I declined, but politely, and I was moved very deeply. We’re not close, but we’re friends, and that meant a lot to me. So when JW told me he was closing on his house, and there was a few days lag in between him heading back up to Memphis—hell, I had to offer.
Yet to spare the world a hideous new Fox version of the Odd Couple—he’s a liberal! He’s a conservative! He’s got a .45! He’s got Buddy Holly glasses!—I quietly abdicated my Belhaven treehouse and have been living out of a suitcase for a few days.
Which ain’t bad. I’m in hour 13 of B.A. crash day—and I think it’s going to be all right. Maybe. Feel free to root for me; or feel free to root against jp!

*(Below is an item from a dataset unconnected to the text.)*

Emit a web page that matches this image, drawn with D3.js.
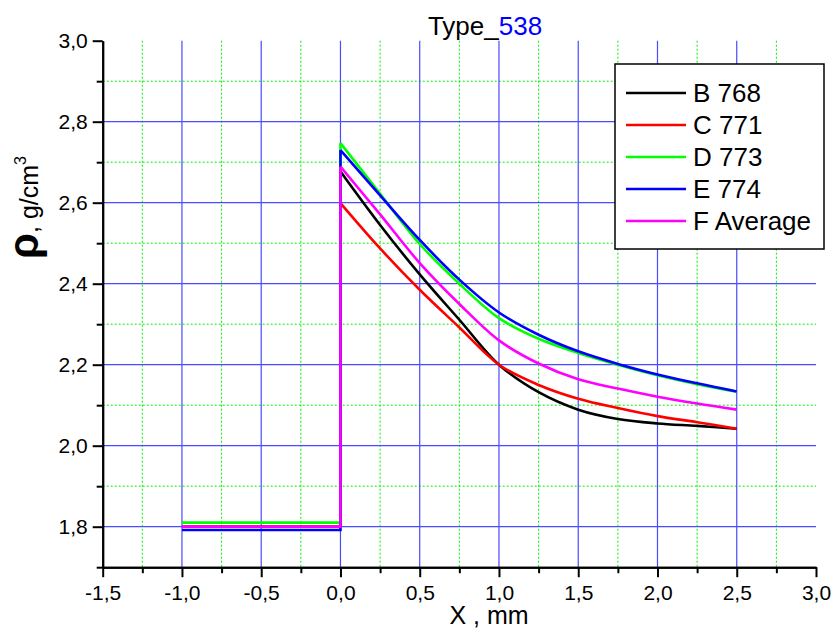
<!DOCTYPE html>
<html><head><meta charset="utf-8">
<script src="https://cdn.jsdelivr.net/npm/d3@7"></script>
<style>body{margin:0;background:#fff}svg{display:block;font-family:"Liberation Sans",Arial,sans-serif}</style>
</head><body><svg id="c" width="832" height="630"></svg>
<script>
const xs = [0, 0.25, 0.5, 0.75, 1.0, 1.25, 1.5, 1.75, 2.0, 2.25, 2.5];
const seriesNames = ["B 768", "C 771", "D 773", "E 774", "F Average"];
const seriesColors = ["#000000", "#ff0000", "#00ff00", "#0000ff", "#ff00ff"];
const baseValues = [1.80, 1.80, 1.81, 1.792, 1.80];
const B768 = [2.677, 2.545, 2.423, 2.311, 2.200, 2.132, 2.089, 2.066, 2.055, 2.049, 2.042];
const C771 = [2.599, 2.487, 2.385, 2.292, 2.200, 2.150, 2.116, 2.093, 2.073, 2.058, 2.042];
const D773 = [2.747, 2.622, 2.498, 2.400, 2.315, 2.264, 2.229, 2.200, 2.174, 2.152, 2.133];
const E774 = [2.730, 2.618, 2.508, 2.410, 2.329, 2.274, 2.233, 2.202, 2.176, 2.154, 2.134];
const FAvg = [2.689, 2.571, 2.451, 2.350, 2.260, 2.203, 2.164, 2.141, 2.121, 2.104, 2.089];
const seriesValues = [B768, C771, D773, E774, FAvg];
const baseStart = -1.0;
const xMajor = [-1.5, -1.0, -0.5, 0.0, 0.5, 1.0, 1.5, 2.0, 2.5, 3.0];
const xMinor = [-1.25, -0.75, -0.25, 0.25, 0.75, 1.25, 1.75, 2.25, 2.75];
const yMajor = [1.8, 2.0, 2.2, 2.4, 2.6, 2.8, 3.0];
const yMinor = [1.7, 1.9, 2.1, 2.3, 2.5, 2.7, 2.9];
const fmt = v => d3.format(".1f")(v).replace("−", "-").replace(".", ",");

const svg = d3.select("#c");
const x = d3.scaleLinear().domain([-1.5, 3.0]).range([102.7, 816]);
const y = d3.scaleLinear().domain([1.7, 3.0]).range([567.2, 40.7]);

// grid
const g = svg.append("g");
g.selectAll(".gxm").data(xMinor).join("line")
  .attr("x1", d => x(d)).attr("x2", d => x(d)).attr("y1", y(3.0)).attr("y2", y(1.7))
  .attr("stroke", "#00ee00").attr("stroke-width", 1).attr("stroke-dasharray", "2,2");
g.selectAll(".gym").data(yMinor.filter(d => d > 1.7)).join("line")
  .attr("x1", x(-1.5)).attr("x2", x(3.0)).attr("y1", d => y(d)).attr("y2", d => y(d))
  .attr("stroke", "#00ee00").attr("stroke-width", 1).attr("stroke-dasharray", "2,2");
g.selectAll(".gxM").data(xMajor.filter(d => d > -1.5 && d < 3.0)).join("line")
  .attr("x1", d => x(d)).attr("x2", d => x(d)).attr("y1", y(3.0)).attr("y2", y(1.7))
  .attr("stroke", "#4a4aff").attr("stroke-width", 1.2);
g.selectAll(".gyM").data(yMajor.filter(d => d < 3.0)).join("line")
  .attr("x1", x(-1.5)).attr("x2", x(3.0)).attr("y1", d => y(d)).attr("y2", d => y(d))
  .attr("stroke", "#4a4aff").attr("stroke-width", 1.2);

// axes
const xAxis = d3.axisBottom(x).tickValues(xMajor).tickFormat(fmt).tickSize(10).tickSizeOuter(0);
const xAxisMinor = d3.axisBottom(x).tickValues(xMinor).tickFormat("").tickSize(6).tickSizeOuter(0);
const yAxis = d3.axisLeft(y).tickValues(yMajor).tickFormat(fmt).tickSize(10).tickSizeOuter(0);
const yAxisMinor = d3.axisLeft(y).tickValues(yMinor).tickFormat("").tickSize(6).tickSizeOuter(0);
function styleAxis(sel) {
  sel.selectAll("path").attr("stroke", "#000").attr("stroke-width", 2);
  sel.selectAll("line").attr("stroke", "#000").attr("stroke-width", 2);
  sel.selectAll("text").attr("font-size", 21).attr("fill", "#000")
     .attr("font-family", "Liberation Sans, Arial, sans-serif");
}
const gx = svg.append("g").attr("transform", `translate(0,${y(1.7)})`).call(xAxis).call(styleAxis);
gx.selectAll("text").attr("y", 18).attr("dy", "0.71em");
svg.append("g").attr("transform", `translate(0,${y(1.7)})`).call(xAxisMinor).call(styleAxis);
const gy = svg.append("g").attr("transform", `translate(${x(-1.5)},0)`).call(yAxis).call(styleAxis);
gy.selectAll("text").attr("x", -15);
svg.append("g").attr("transform", `translate(${x(-1.5)},0)`).call(yAxisMinor).call(styleAxis);

// series
const lineLin = d3.line().x(d => x(d[0])).y(d => y(d[1]));
const lineCurve = d3.line().x(d => x(d[0])).y(d => y(d[1])).curve(d3.curveCatmullRom.alpha(0.5));
seriesValues.forEach((vals, i) => {
  const step = [[baseStart, baseValues[i]], [0, baseValues[i]], [0, vals[0]]];
  const curve = xs.map((xv, j) => [xv, vals[j]]);
  svg.append("path").attr("d", lineLin(step)).attr("fill", "none")
    .attr("stroke", seriesColors[i]).attr("stroke-width", 2.6).attr("stroke-linejoin", "miter");
  svg.append("path").attr("d", lineCurve(curve)).attr("fill", "none")
    .attr("stroke", seriesColors[i]).attr("stroke-width", 2.6);
});

// title
const title = svg.append("text").attr("x", 485).attr("y", 35).attr("text-anchor", "middle")
  .attr("font-size", 26);
title.append("tspan").attr("fill", "#000").text("Type_");
title.append("tspan").attr("fill", "#0000ff").text("538");

// x label
svg.append("text").attr("x", 489).attr("y", 624).attr("text-anchor", "middle")
  .attr("font-size", 25).attr("fill", "#000").text("X , mm");

// y label
const yl = svg.append("text").attr("transform", "translate(38,259) rotate(-90)")
  .attr("fill", "#000");
yl.append("tspan").attr("font-size", 42).attr("font-weight", "bold").text("ρ");
yl.append("tspan").attr("font-size", 25).text(", g/cm");
yl.append("tspan").attr("font-size", 16).attr("dy", -12).text("3");

// legend
const lg = svg.append("g");
lg.append("rect").attr("x", 615).attr("y", 64).attr("width", 209).attr("height", 185)
  .attr("fill", "#fff").attr("stroke", "#000").attr("stroke-width", 1.5);
seriesNames.forEach((n, i) => {
  const yy = 93 + i * 32;
  lg.append("line").attr("x1", 626).attr("x2", 686).attr("y1", yy).attr("y2", yy)
    .attr("stroke", seriesColors[i]).attr("stroke-width", 2.6);
  lg.append("text").attr("x", 693).attr("y", yy + 9).attr("font-size", 26)
    .attr("fill", "#000").text(n);
});
</script></body></html>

One more thing and I’ll go—a great present you can send a friend is a couple loaves of fresh baked bread. It’s off the wall and wonderful and thoughtful—I know, because Wyatt and SC sent me some the other day. Thanks, guys.
SENOR QUESO!! Hit the books, and GOOD LUCK!
[note: this was written yesterday but published today, in case you’re a stickler for continuity—gclark]
good luck gorjus
we’re all counting on you.
I am playing nothing but IRON MAIDEN today in support of your BA exam. I am also cleaning my glass tumblers for when jp! comes to share some whiskey with me.
Thanks, you salty devil. Good luck to you too. I’m having a mid-exam period meltdown. 3 down, 2 to go. I can relate to your displeasure with the B.A. exam. I myself have quite an unsassy CORPORATIONS exam to look forward to this Friday. Sounds quite similar to yo B.A. Barracus course. Good gravy.
gorjus, my money’s on you getting your magna cum laude on, unlike SOME naysayers…
We’re strangers, but I’m a catoptric voyeaur and know you’ll kick major ass on the exams.
High 5 sucka!
shit! i was asleep! did somebody say whiskey? in tumblers? HAPPY BIRTHDAY TO ME!